Optimal reduction is an innovative graph reduction technique for functional expressions that solves the sharing problem. This is an unusual book that will interest the functional programming community.

The authors’ intention is to cover optimal implementation issues, from the most theoretical to the most pragmatic. It is about optimal sharing in functional programming languages, but also covers the theory of optimal reductions in the lambda calculus: permutation equivalences, redex families, labeled lambda calculus, extraction of canonical redexes, balanced paths, context semantics and readback, sharing graphs, and the complexity of sharing.

The authors include an implementation of the Bologna Optimal Higher-Order Machine (BOHM) as a basis for an efficient implementation of functional programming languages.

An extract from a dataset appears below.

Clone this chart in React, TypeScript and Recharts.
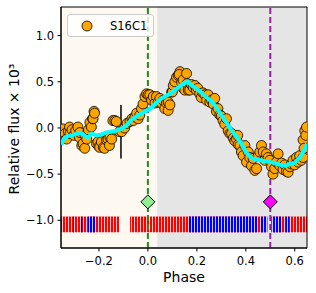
import React from 'react';
import {
  ComposedChart,
  Scatter,
  XAxis,
  YAxis,
  ReferenceArea,
  ReferenceLine,
} from 'recharts';

// observed points (phase, relative flux x 10^3)
const obsPhase = [
  -0.352, -0.347, -0.346, -0.338, -0.332, -0.325, -0.32, -0.318, -0.31, -0.302,
  -0.295, -0.286, -0.28, -0.278, -0.27, -0.265, -0.258, -0.257, -0.25, -0.243,
  -0.237, -0.231, -0.226, -0.224, -0.22, -0.218, -0.21, -0.204, -0.2, -0.197,
  -0.19, -0.182, -0.177, -0.169, -0.163, -0.157, -0.155, -0.148, -0.143, -0.135,
  -0.129, -0.116, -0.107, -0.095, -0.085, -0.073, -0.065, -0.06, -0.053, -0.046,
  -0.04, -0.033, -0.026, -0.02, -0.012, -0.005, 0.001, 0.008, 0.015, 0.022,
  0.029, 0.035, 0.042, 0.049, 0.055, 0.062, 0.069, 0.076, 0.083, 0.083,
  0.09, 0.097, 0.1, 0.104, 0.11, 0.117, 0.124, 0.131, 0.128, 0.138,
  0.144, 0.144, 0.151, 0.158, 0.16, 0.165, 0.171, 0.178, 0.185, 0.192,
  0.198, 0.204, 0.212, 0.218, 0.225, 0.233, 0.24, 0.246, 0.253, 0.26,
  0.267, 0.273, 0.28, 0.286, 0.294, 0.3, 0.307, 0.314, 0.321, 0.328,
  0.335, 0.342, 0.349, 0.355, 0.362, 0.367, 0.369, 0.376, 0.382, 0.389,
  0.396, 0.403, 0.41, 0.416, 0.423, 0.43, 0.437, 0.444, 0.451, 0.457,
  0.464, 0.471, 0.477, 0.484, 0.491, 0.498, 0.505, 0.511, 0.518, 0.525,
  0.532, 0.539, 0.546, 0.552, 0.559, 0.566, 0.573, 0.58, 0.586, 0.593,
  0.6, 0.607, 0.614, 0.62, 0.627, 0.634, 0.634, 0.638, 0.641, 0.645,
  0.648,
];
const obsFlux = [
  -0.03, -0.01, -0.1, -0.06, -0.12, -0.04, 0.01, -0.06, -0.02, -0.08,
  -0.03, 0.01, -0.1, -0.05, -0.19, -0.17, -0.22, -0.08, -0.12, -0.02,
  0.06, 0.01, 0.1, 0.1, 0.18, 0.16, -0.17, -0.15, -0.2, -0.21,
  -0.15, -0.21, -0.22, -0.13, -0.12, -0.19, -0.1, -0.12, 0.08, 0.08,
  0.07, -0.04, -0.04, 0.0, 0.05, 0.07, 0.1, 0.08, 0.12, 0.16,
  0.1, 0.14, 0.21, 0.26, 0.34, 0.37, 0.36, 0.36, 0.3, 0.34,
  0.27, 0.34, 0.28, 0.32, 0.27, 0.3, 0.21, 0.27, 0.19, 0.28,
  0.25, 0.39, 0.39, 0.46, 0.5, 0.55, 0.57, 0.61, 0.58, 0.49,
  0.43, 0.52, 0.41, 0.59, 0.48, 0.41, 0.41, 0.47, 0.44, 0.46,
  0.41, 0.43, 0.37, 0.33, 0.38, 0.36, 0.3, 0.36, 0.28, 0.3,
  0.26, 0.32, 0.18, 0.21, 0.14, 0.13, 0.08, 0.04, 0.1, -0.03,
  -0.06, -0.06, -0.11, -0.14, -0.12, -0.08, -0.18, -0.19, -0.26, -0.3,
  -0.19, -0.37, -0.26, -0.32, -0.41, -0.33, -0.46, -0.44, -0.3, -0.26,
  -0.19, -0.26, -0.35, -0.28, -0.32, -0.35, -0.42, -0.5, -0.44, -0.37,
  -0.28, -0.41, -0.38, -0.45, -0.4, -0.47, -0.48, -0.42, -0.39, -0.35,
  -0.4, -0.32, -0.37, -0.3, -0.35, -0.32, -0.13, -0.22, -0.03, -0.08,
  0.01,
];

// smoothed model curve
const fitPhase = [
  -0.355, -0.345, -0.33, -0.31, -0.29, -0.275, -0.26, -0.245, -0.23, -0.21,
  -0.19, -0.17, -0.15, -0.13, -0.11, -0.09, -0.07, -0.05, -0.03, -0.01,
  0.01, 0.03, 0.05, 0.07, 0.09, 0.11, 0.13, 0.15, 0.165, 0.18,
  0.2, 0.22, 0.24, 0.26, 0.28, 0.3, 0.32, 0.34, 0.36, 0.38,
  0.4, 0.42, 0.44, 0.46, 0.48, 0.5, 0.52, 0.54, 0.56, 0.58,
  0.6, 0.62, 0.635, 0.65,
];
const fitFlux = [
  -0.18, -0.13, -0.09, -0.08, -0.06, -0.05, -0.08, -0.11, -0.06, -0.08,
  -0.07, -0.05, -0.04, -0.03, -0.01, 0.02, 0.08, 0.12, 0.15, 0.18,
  0.21, 0.26, 0.31, 0.34, 0.37, 0.41, 0.45, 0.49, 0.5, 0.46,
  0.42, 0.38, 0.33, 0.29, 0.22, 0.14, 0.06, -0.02, -0.09, -0.16,
  -0.26, -0.32, -0.34, -0.35, -0.36, -0.37, -0.38, -0.4, -0.41, -0.39,
  -0.38, -0.32, -0.26, -0.17,
];

// sampling bands along the bottom
const redBands: [number, number][] = [
  [-0.355, -0.118],
  [-0.073, 0.489],
  [0.505, 0.65],
];
const blueBands: [number, number][] = [
  [-0.306, -0.3],
  [-0.274, -0.268],
  [-0.245, -0.216],
  [0.167, 0.449],
  [0.461, 0.486],
  [0.505, 0.546],
  [0.562, 0.578],
];

const markerPhase = [0.0, 0.5];
const markerFlux = [-0.8, -0.8];
const markerColor = ['#90ee90', '#ff00ff'];

const xTicks = [-0.2, 0.0, 0.2, 0.4, 0.6];
const yTicks = [-1.0, -0.5, 0.0, 0.5, 1.0];

const points = obsPhase.map((p, i) => ({ phase: p, flux: obsFlux[i] }));
const fit = fitPhase.map((p, i) => ({ phase: p, flux: fitFlux[i] }));
const markers = markerPhase.map((p, i) => ({ phase: p, flux: markerFlux[i], color: markerColor[i] }));

const FONT = 'DejaVu Sans, sans-serif';
const fmt = (v: number) => v.toFixed(1).replace('-', '\u2212');

const Dot = (props: any) => (
  <circle cx={props.cx} cy={props.cy} r={5} fill="#ffa500" stroke="#000" strokeWidth={0.8} />
);

const NoDot = () => <g />;

const Diamond = (props: any) => {
  const { cx, cy, payload } = props;
  const s = 7;
  return (
    <polygon
      points={`${cx},${cy - s} ${cx + s},${cy} ${cx},${cy + s} ${cx - s},${cy}`}
      fill={payload.color}
      stroke="#000"
      strokeWidth={1}
    />
  );
};

export default function App() {
  return (
    <div style={{ position: 'absolute', left: 0, top: 0, width: 316, height: 293, background: '#fff' }}>
      <ComposedChart width={316} height={293} margin={{ top: 7, right: 9, bottom: 0, left: 0 }}>
        <defs>
          <pattern id="redStripes" width="3" height="20" patternUnits="userSpaceOnUse">
            <rect width="3" height="20" fill="#ffc8c8" />
            <rect width="2" height="20" fill="#ff0000" />
          </pattern>
          <pattern id="blueStripes" width="3" height="20" patternUnits="userSpaceOnUse">
            <rect width="3" height="20" fill="#c8c8ff" />
            <rect width="2" height="20" fill="#0000ff" />
          </pattern>
        </defs>
        <XAxis
          dataKey="phase"
          type="number"
          domain={[-0.355, 0.65]}
          ticks={xTicks}
          tickFormatter={fmt}
          allowDataOverflow
          height={45}
          tickSize={3.5}
          tickMargin={5}
          stroke="#000"
          tick={{ fill: '#000', fontSize: 11.5, fontFamily: FONT }}
        />
        <YAxis
          dataKey="flux"
          type="number"
          domain={[-1.3, 1.31]}
          ticks={yTicks}
          tickFormatter={fmt}
          allowDataOverflow
          width={61}
          tickSize={3.5}
          tickMargin={3.5}
          stroke="#000"
          tick={{ fill: '#000', fontSize: 11.5, fontFamily: FONT }}
        />
        <ReferenceArea x1={-0.355} x2={0.038} y1={-1.3} y2={1.31} fill="#fdf9f0" fillOpacity={1} stroke="none" />
        <ReferenceArea x1={0.038} x2={0.65} y1={-1.3} y2={1.31} fill="#e5e5e5" fillOpacity={1} stroke="none" />
        {redBands.map(([a, b], i) => (
          <ReferenceArea key={`r${i}`} x1={a} x2={b} y1={-1.13} y2={-0.96} fill="url(#redStripes)" fillOpacity={1} stroke="none" />
        ))}
        {blueBands.map(([a, b], i) => (
          <ReferenceArea key={`b${i}`} x1={a} x2={b} y1={-1.13} y2={-0.96} fill="url(#blueStripes)" fillOpacity={1} stroke="none" />
        ))}
        <ReferenceLine
          segment={[{ x: -0.11, y: 0.25 }, { x: -0.11, y: -0.33 }]}
          stroke="#000"
          strokeWidth={1.5}
        />
        <Scatter data={points} dataKey="flux" shape={<Dot />} isAnimationActive={false} />
        <Scatter
          data={fit}
          dataKey="flux"
          shape={<NoDot />}
          line={{ stroke: '#00ffff', strokeWidth: 4, strokeLinejoin: 'round' }}
          lineType="joint"
          isAnimationActive={false}
        />
        <ReferenceLine x={0} stroke="#228b22" strokeWidth={2} strokeDasharray="6 3" />
        <ReferenceLine x={0.5} stroke="#9b1fa0" strokeWidth={2} strokeDasharray="6 3" />
        <Scatter data={markers} dataKey="flux" shape={<Diamond />} isAnimationActive={false} />
        <ReferenceArea x1={-0.355} x2={0.65} y1={-1.3} y2={1.31} fill="none" stroke="#000" strokeWidth={1} />
        <text x={184} y={282} textAnchor="middle" fontSize={14} fontFamily={FONT} fill="#000">
          Phase
        </text>
        <text
          x={19}
          y={129}
          transform="rotate(-90 19 129)"
          textAnchor="middle"
          fontSize={14}
          fontFamily={FONT}
          fill="#000"
        >
          Relative flux × 10³
        </text>
      </ComposedChart>
      <div
        style={{
          position: 'absolute',
          left: 67,
          top: 14,
          width: 87,
          height: 23,
          background: 'rgba(255,255,255,0.8)',
          border: '1px solid #cccccc',
          borderRadius: 3,
          boxSizing: 'border-box',
          fontFamily: FONT,
          fontSize: 11.5,
          display: 'flex',
          alignItems: 'center',
        }}
      >
        <svg width={40} height={20} style={{ display: 'block' }}>
          <circle cx={19} cy={10} r={5} fill="#ffa500" stroke="#000" strokeWidth={0.8} />
        </svg>
        <span style={{ marginLeft: 2 }}>S16C1</span>
      </div>
    </div>
  );
}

BOHM is a prototype implementation of an extension of Lamping’s optimal graph reduction techniques. Its source language is sugared lambda calculus enriched with booleans, integers, lists, and basic operations on these data types. Thus, it can be a good, comprehensive introduction to this topic, although quite a bit of previous knowledge is required.

This is a research book, not a textbook, though the material is presented rather accessibly. It is important for a specific audience, namely, people involved in functional languages and their implementations. Instructors can use it for advanced courses, software developers will use it when they want to use some sharing mechanisms in their implementations, and theoreticians will find a lot of ideas for manipulating languages with bound variables. Even postgraduate students can read it, but they will need a background in the lambda calculus and basic implementation techniques via graph-sharing. A knowledge of intuitionistic and linear logic will also be beneficial for an understanding of some chapters.

The length of the book is appropriate, and all the issues covered are relevant. The authors go straight to the point, using an unusual approach. The book presents a nice application of the theory to practical issues. The correctness of the algorithms is proven, and the authors make a good effort toward resolving optimization of expression evaluation.

In spite of the book’s technical quality, there are a significant number of errors in lambda expressions, inconsistencies between the diagrams and the text, and other errors that make the book more difficult for readers who are new to the field. The authors’ convention for the use of parentheses in lambda expressions is confusing: it is definitely not the one used by the functional programming community.

The authors cite many appropriate references, including many important books and papers. The index is not long, but this is not a textbook.

This approach seems interesting and attractive, but, although it is theoretically appealing, it seems not to have been proven in practice yet.